### WORK TO DO
Leave out the images; return the rest of the data exactly.

(Charts and diagrams as code)

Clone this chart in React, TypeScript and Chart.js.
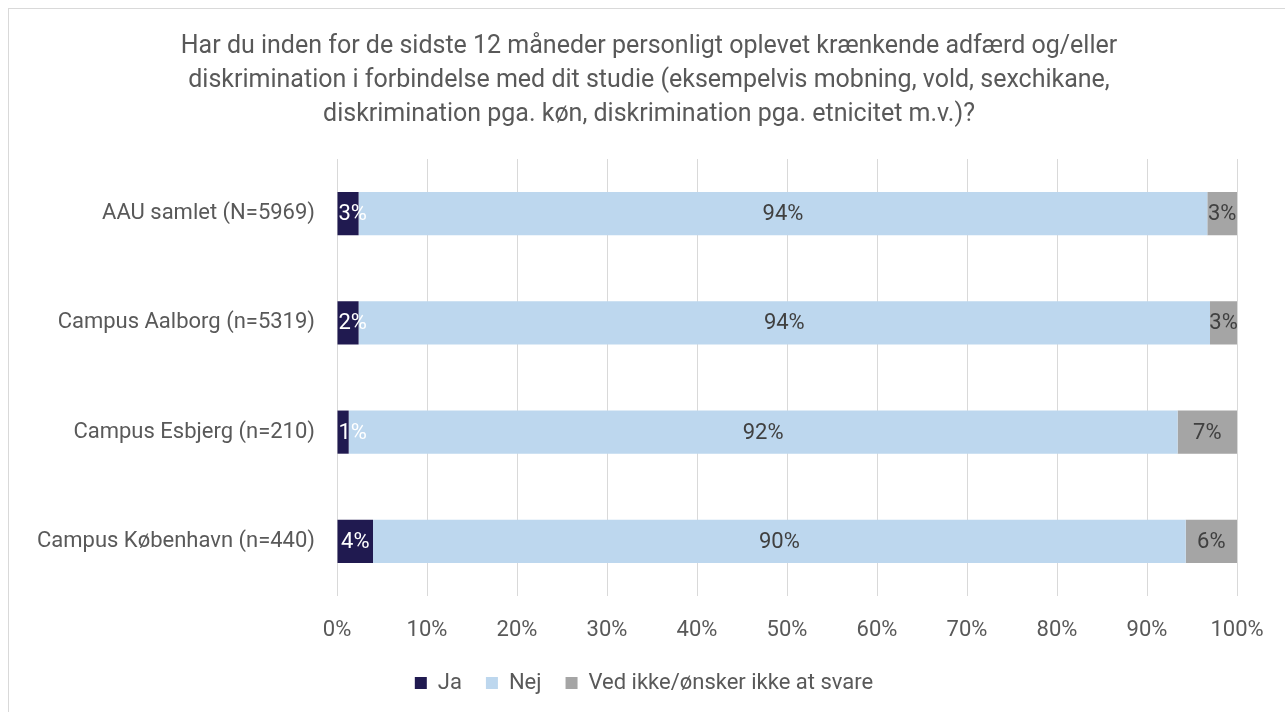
import React, { useEffect, useRef } from "react";
import { Chart, registerables } from "chart.js";

Chart.register(...registerables);

const titleLines = [
  "Har du inden for de sidste 12 måneder personligt oplevet krænkende adfærd og/eller",
  "diskrimination i forbindelse med dit studie (eksempelvis mobning, vold, sexchikane,",
  "diskrimination pga. køn, diskrimination pga. etnicitet m.v.)?",
];
const categories = [
  "AAU samlet (N=5969)",
  "Campus Aalborg (n=5319)",
  "Campus Esbjerg (n=210)",
  "Campus København (n=440)",
];
const seriesNames = ["Ja", "Nej", "Ved ikke/ønsker ikke at svare"];
const jaValues = [2.4, 2.4, 1.3, 4.0];
const nejValues = [94.3, 94.6, 92.1, 90.3];
const vedValues = [3.3, 3.0, 6.6, 5.7];
const jaLabels = ["3%", "2%", "1%", "4%"];
const nejLabels = ["94%", "94%", "92%", "90%"];
const vedLabels = ["3%", "3%", "7%", "6%"];
const xTicks = [0, 10, 20, 30, 40, 50, 60, 70, 80, 90, 100];

const FONT = "Roboto";
const TEXT = "#595959";

const valueLabelPlugin = {
  id: "valueLabels",
  afterDatasetsDraw(chart: any) {
    const ctx = chart.ctx;
    ctx.save();
    ctx.font = `22px ${FONT}`;
    ctx.textBaseline = "middle";
    ctx.textAlign = "center";
    chart.data.datasets.forEach((ds: any, di: number) => {
      const meta = chart.getDatasetMeta(di);
      meta.data.forEach((el: any, i: number) => {
        const text = ds.valueLabels[i];
        const w = ctx.measureText(text).width;
        const left = Math.min(el.x, el.base);
        const right = Math.max(el.x, el.base);
        let cx = (left + right) / 2;
        if (di === 0) cx = Math.max(cx, left + w / 2 + 1);
        ctx.fillStyle = ds.labelColor;
        ctx.fillText(text, cx, el.y + 1);
      });
    });
    ctx.restore();
  },
};

// centre the title and legend on the whole canvas rather than the padded area
const recentrePlugin = {
  id: "recentre",
  afterLayout(chart: any) {
    const t = chart.titleBlock;
    if (t) {
      t.left += 26;
      t.right += 26;
    }
    const l = chart.legend;
    if (l) {
      l.left += 21;
      l.right += 21;
    }
  },
};

export default function App() {
  const ref = useRef<HTMLCanvasElement | null>(null);
  useEffect(() => {
    if (!ref.current) return;
    const chart = new Chart(ref.current, {
      type: "bar",
      data: {
        labels: categories,
        datasets: [
          {
            label: seriesNames[0],
            data: jaValues,
            backgroundColor: "#201a50",
            borderWidth: 0,
            valueLabels: jaLabels,
            labelColor: "#ffffff",
          } as any,
          {
            label: seriesNames[1],
            data: nejValues,
            backgroundColor: "#bdd7ee",
            borderWidth: 0,
            valueLabels: nejLabels,
            labelColor: "#404040",
          } as any,
          {
            label: seriesNames[2],
            data: vedValues,
            backgroundColor: "#a5a5a5",
            borderWidth: 0,
            valueLabels: vedLabels,
            labelColor: "#404040",
          } as any,
        ],
      },
      options: {
        indexAxis: "y",
        animation: false,
        responsive: false,
        maintainAspectRatio: false,
        datasets: { bar: { categoryPercentage: 1, barPercentage: 0.395 } },
        layout: { padding: { top: 0, right: 52, bottom: 8, left: 0 } },
        plugins: {
          tooltip: { enabled: false },
          title: {
            display: true,
            text: titleLines,
            color: TEXT,
            font: { family: FONT, size: 25, weight: "normal", lineHeight: 1.36 },
            padding: { top: 21, bottom: 27 },
          },
          legend: {
            position: "bottom",
            labels: {
              color: TEXT,
              font: { family: FONT, size: 22 },
              boxWidth: 12,
              boxHeight: 12,
              padding: 24,
            },
          },
        },
        scales: {
          x: {
            stacked: true,
            min: 0,
            max: 100,
            afterBuildTicks: (s: any) => {
              s.ticks = xTicks.map((v) => ({ value: v }));
            },
            ticks: {
              color: TEXT,
              font: { family: FONT, size: 22 },
              padding: 21,
              callback: (v: any) => v + "%",
            },
            grid: { color: "#d9d9d9", lineWidth: 1, drawTicks: false },
            border: { display: false },
            afterFit: (s: any) => {
              s.height = 52;
            },
          },
          y: {
            stacked: true,
            ticks: {
              color: TEXT,
              font: { family: FONT, size: 22 },
              padding: 22,
            },
            grid: { display: false, drawTicks: false },
            border: { display: false },
            afterFit: (s: any) => {
              s.width = 328;
            },
          },
        },
      },
      plugins: [valueLabelPlugin, recentrePlugin],
    });
    return () => chart.destroy();
  }, []);

  return (
    <div
      style={{
        position: "fixed",
        left: 8,
        top: 8,
        width: 1277,
        height: 704,
        overflow: "hidden",
      }}
    >
      <div
        style={{
          width: 1300,
          height: 730,
          border: "1px solid #d9d9d9",
          boxSizing: "border-box",
        }}
      >
        <canvas ref={ref} width={1280} height={703} style={{ display: "block", width: 1280, height: 703 }} />
      </div>
    </div>
  );
}
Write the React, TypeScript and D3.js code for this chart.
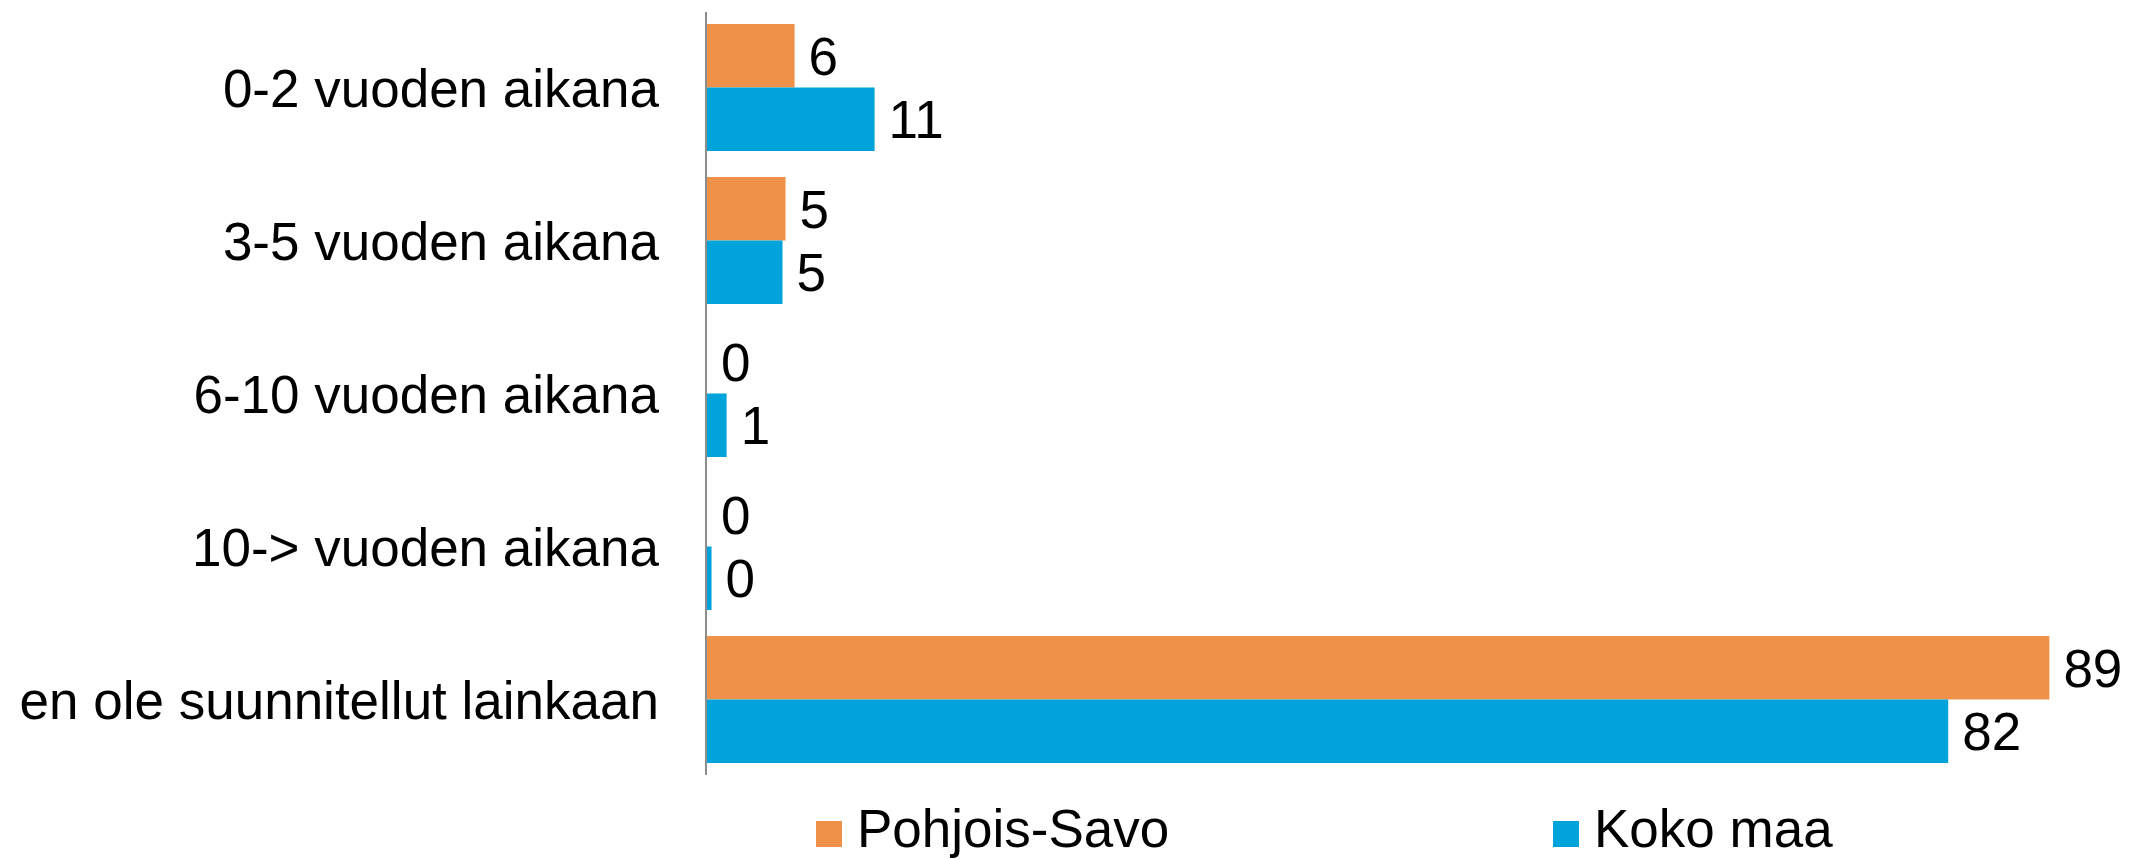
import React from "react";
import * as d3 from "d3";

const categories = [
  "0-2 vuoden aikana",
  "3-5 vuoden aikana",
  "6-10 vuoden aikana",
  "10-> vuoden aikana",
  "en ole suunnitellut lainkaan",
];
const seriesNames = ["Pohjois-Savo", "Koko maa"];
const pohjoisSavo = [5.8, 5.2, 0, 0, 88.9];
const kokoMaa = [11.1, 5.0, 1.3, 0.3, 82.2];
const seriesValues = [pohjoisSavo, kokoMaa];
const colors = ["#F0914A", "#00A4DA"];

const W = 2129;
const H = 859;
const FONT = "'Liberation Sans', Arial, sans-serif";
const FS = 53;

export default function App() {
  const x = d3.scaleLinear().domain([0, 90]).range([707, 707 + 90 * 15.1]);
  const y0 = d3
    .scaleBand<string>()
    .domain(categories)
    .range([11, 776])
    .paddingInner(0.17)
    .paddingOuter(0.085);
  const y1 = d3
    .scaleBand<string>()
    .domain(seriesNames)
    .range([0, y0.bandwidth()]);

  const legendX = [816, 1553];

  return (
    <svg
      width={W}
      height={H}
      style={{ position: "absolute", left: 0, top: 0, background: "#fff" }}
      fontFamily={FONT}
    >
      {categories.map((c, i) => (
        <g key={c}>
          <text
            x={659}
            y={(y0(c) as number) + y0.bandwidth() / 2}
            dy="0.36em"
            textAnchor="end"
            fontSize={FS}
            fill="#000"
          >
            {c}
          </text>
          {seriesNames.map((s, j) => {
            const v = seriesValues[j][i];
            const yy = (y0(c) as number) + (y1(s) as number);
            return (
              <g key={s}>
                {v > 0 && (
                  <rect
                    x={x(0)}
                    y={yy}
                    width={x(v) - x(0)}
                    height={y1.bandwidth()}
                    fill={colors[j]}
                  />
                )}
                <text
                  x={x(v) + 14}
                  y={yy + y1.bandwidth() / 2}
                  dy="0.36em"
                  fontSize={FS}
                  fill="#000"
                >
                  {Math.round(v)}
                </text>
              </g>
            );
          })}
        </g>
      ))}
      <line x1={706} x2={706} y1={12} y2={775} stroke="#8c8c8c" strokeWidth={2} />
      {seriesNames.map((s, j) => (
        <g key={s}>
          <rect x={legendX[j]} y={821} width={26} height={26} fill={colors[j]} />
          <text x={legendX[j] + 41} y={847} fontSize={FS} fill="#000">
            {s}
          </text>
        </g>
      ))}
    </svg>
  );
}
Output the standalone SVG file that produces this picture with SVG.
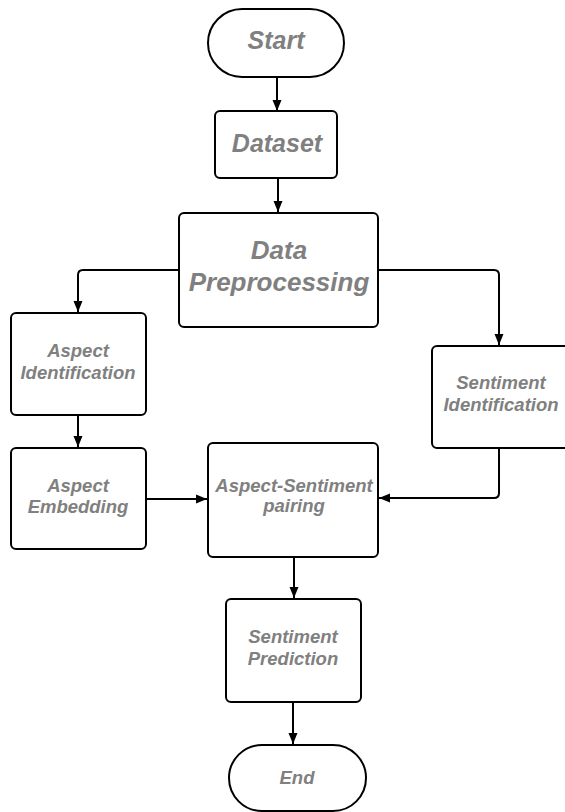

### WRITTEN ANSWER
Clone this chart in React, TypeScript and Chart.js.
import React, { useEffect, useRef } from "react";
import { Chart, registerables } from "chart.js";

Chart.register(...registerables);

const titleLines = [
  "Har du inden for de sidste 12 måneder personligt oplevet krænkende adfærd og/eller",
  "diskrimination i forbindelse med dit studie (eksempelvis mobning, vold, sexchikane,",
  "diskrimination pga. køn, diskrimination pga. etnicitet m.v.)?",
];
const categories = [
  "AAU samlet (N=5969)",
  "Campus Aalborg (n=5319)",
  "Campus Esbjerg (n=210)",
  "Campus København (n=440)",
];
const seriesNames = ["Ja", "Nej", "Ved ikke/ønsker ikke at svare"];
const jaValues = [2.4, 2.4, 1.3, 4.0];
const nejValues = [94.3, 94.6, 92.1, 90.3];
const vedValues = [3.3, 3.0, 6.6, 5.7];
const jaLabels = ["3%", "2%", "1%", "4%"];
const nejLabels = ["94%", "94%", "92%", "90%"];
const vedLabels = ["3%", "3%", "7%", "6%"];
const xTicks = [0, 10, 20, 30, 40, 50, 60, 70, 80, 90, 100];

const FONT = "Roboto";
const TEXT = "#595959";

const valueLabelPlugin = {
  id: "valueLabels",
  afterDatasetsDraw(chart: any) {
    const ctx = chart.ctx;
    ctx.save();
    ctx.font = `22px ${FONT}`;
    ctx.textBaseline = "middle";
    ctx.textAlign = "center";
    chart.data.datasets.forEach((ds: any, di: number) => {
      const meta = chart.getDatasetMeta(di);
      meta.data.forEach((el: any, i: number) => {
        const text = ds.valueLabels[i];
        const w = ctx.measureText(text).width;
        const left = Math.min(el.x, el.base);
        const right = Math.max(el.x, el.base);
        let cx = (left + right) / 2;
        if (di === 0) cx = Math.max(cx, left + w / 2 + 1);
        ctx.fillStyle = ds.labelColor;
        ctx.fillText(text, cx, el.y + 1);
      });
    });
    ctx.restore();
  },
};

// centre the title and legend on the whole canvas rather than the padded area
const recentrePlugin = {
  id: "recentre",
  afterLayout(chart: any) {
    const t = chart.titleBlock;
    if (t) {
      t.left += 26;
      t.right += 26;
    }
    const l = chart.legend;
    if (l) {
      l.left += 21;
      l.right += 21;
    }
  },
};

export default function App() {
  const ref = useRef<HTMLCanvasElement | null>(null);
  useEffect(() => {
    if (!ref.current) return;
    const chart = new Chart(ref.current, {
      type: "bar",
      data: {
        labels: categories,
        datasets: [
          {
            label: seriesNames[0],
            data: jaValues,
            backgroundColor: "#201a50",
            borderWidth: 0,
            valueLabels: jaLabels,
            labelColor: "#ffffff",
          } as any,
          {
            label: seriesNames[1],
            data: nejValues,
            backgroundColor: "#bdd7ee",
            borderWidth: 0,
            valueLabels: nejLabels,
            labelColor: "#404040",
          } as any,
          {
            label: seriesNames[2],
            data: vedValues,
            backgroundColor: "#a5a5a5",
            borderWidth: 0,
            valueLabels: vedLabels,
            labelColor: "#404040",
          } as any,
        ],
      },
      options: {
        indexAxis: "y",
        animation: false,
        responsive: false,
        maintainAspectRatio: false,
        datasets: { bar: { categoryPercentage: 1, barPercentage: 0.395 } },
        layout: { padding: { top: 0, right: 52, bottom: 8, left: 0 } },
        plugins: {
          tooltip: { enabled: false },
          title: {
            display: true,
            text: titleLines,
            color: TEXT,
            font: { family: FONT, size: 25, weight: "normal", lineHeight: 1.36 },
            padding: { top: 21, bottom: 27 },
          },
          legend: {
            position: "bottom",
            labels: {
              color: TEXT,
              font: { family: FONT, size: 22 },
              boxWidth: 12,
              boxHeight: 12,
              padding: 24,
            },
          },
        },
        scales: {
          x: {
            stacked: true,
            min: 0,
            max: 100,
            afterBuildTicks: (s: any) => {
              s.ticks = xTicks.map((v) => ({ value: v }));
            },
            ticks: {
              color: TEXT,
              font: { family: FONT, size: 22 },
              padding: 21,
              callback: (v: any) => v + "%",
            },
            grid: { color: "#d9d9d9", lineWidth: 1, drawTicks: false },
            border: { display: false },
            afterFit: (s: any) => {
              s.height = 52;
            },
          },
          y: {
            stacked: true,
            ticks: {
              color: TEXT,
              font: { family: FONT, size: 22 },
              padding: 22,
            },
            grid: { display: false, drawTicks: false },
            border: { display: false },
            afterFit: (s: any) => {
              s.width = 328;
            },
          },
        },
      },
      plugins: [valueLabelPlugin, recentrePlugin],
    });
    return () => chart.destroy();
  }, []);

  return (
    <div
      style={{
        position: "fixed",
        left: 8,
        top: 8,
        width: 1277,
        height: 704,
        overflow: "hidden",
      }}
    >
      <div
        style={{
          width: 1300,
          height: 730,
          border: "1px solid #d9d9d9",
          boxSizing: "border-box",
        }}
      >
        <canvas ref={ref} width={1280} height={703} style={{ display: "block", width: 1280, height: 703 }} />
      </div>
    </div>
  );
}
Write the React, TypeScript and D3.js code for this chart.
import React from "react";
import * as d3 from "d3";

const categories = [
  "0-2 vuoden aikana",
  "3-5 vuoden aikana",
  "6-10 vuoden aikana",
  "10-> vuoden aikana",
  "en ole suunnitellut lainkaan",
];
const seriesNames = ["Pohjois-Savo", "Koko maa"];
const pohjoisSavo = [5.8, 5.2, 0, 0, 88.9];
const kokoMaa = [11.1, 5.0, 1.3, 0.3, 82.2];
const seriesValues = [pohjoisSavo, kokoMaa];
const colors = ["#F0914A", "#00A4DA"];

const W = 2129;
const H = 859;
const FONT = "'Liberation Sans', Arial, sans-serif";
const FS = 53;

export default function App() {
  const x = d3.scaleLinear().domain([0, 90]).range([707, 707 + 90 * 15.1]);
  const y0 = d3
    .scaleBand<string>()
    .domain(categories)
    .range([11, 776])
    .paddingInner(0.17)
    .paddingOuter(0.085);
  const y1 = d3
    .scaleBand<string>()
    .domain(seriesNames)
    .range([0, y0.bandwidth()]);

  const legendX = [816, 1553];

  return (
    <svg
      width={W}
      height={H}
      style={{ position: "absolute", left: 0, top: 0, background: "#fff" }}
      fontFamily={FONT}
    >
      {categories.map((c, i) => (
        <g key={c}>
          <text
            x={659}
            y={(y0(c) as number) + y0.bandwidth() / 2}
            dy="0.36em"
            textAnchor="end"
            fontSize={FS}
            fill="#000"
          >
            {c}
          </text>
          {seriesNames.map((s, j) => {
            const v = seriesValues[j][i];
            const yy = (y0(c) as number) + (y1(s) as number);
            return (
              <g key={s}>
                {v > 0 && (
                  <rect
                    x={x(0)}
                    y={yy}
                    width={x(v) - x(0)}
                    height={y1.bandwidth()}
                    fill={colors[j]}
                  />
                )}
                <text
                  x={x(v) + 14}
                  y={yy + y1.bandwidth() / 2}
                  dy="0.36em"
                  fontSize={FS}
                  fill="#000"
                >
                  {Math.round(v)}
                </text>
              </g>
            );
          })}
        </g>
      ))}
      <line x1={706} x2={706} y1={12} y2={775} stroke="#8c8c8c" strokeWidth={2} />
      {seriesNames.map((s, j) => (
        <g key={s}>
          <rect x={legendX[j]} y={821} width={26} height={26} fill={colors[j]} />
          <text x={legendX[j] + 41} y={847} fontSize={FS} fill="#000">
            {s}
          </text>
        </g>
      ))}
    </svg>
  );
}
Output the standalone SVG file that produces this picture with SVG.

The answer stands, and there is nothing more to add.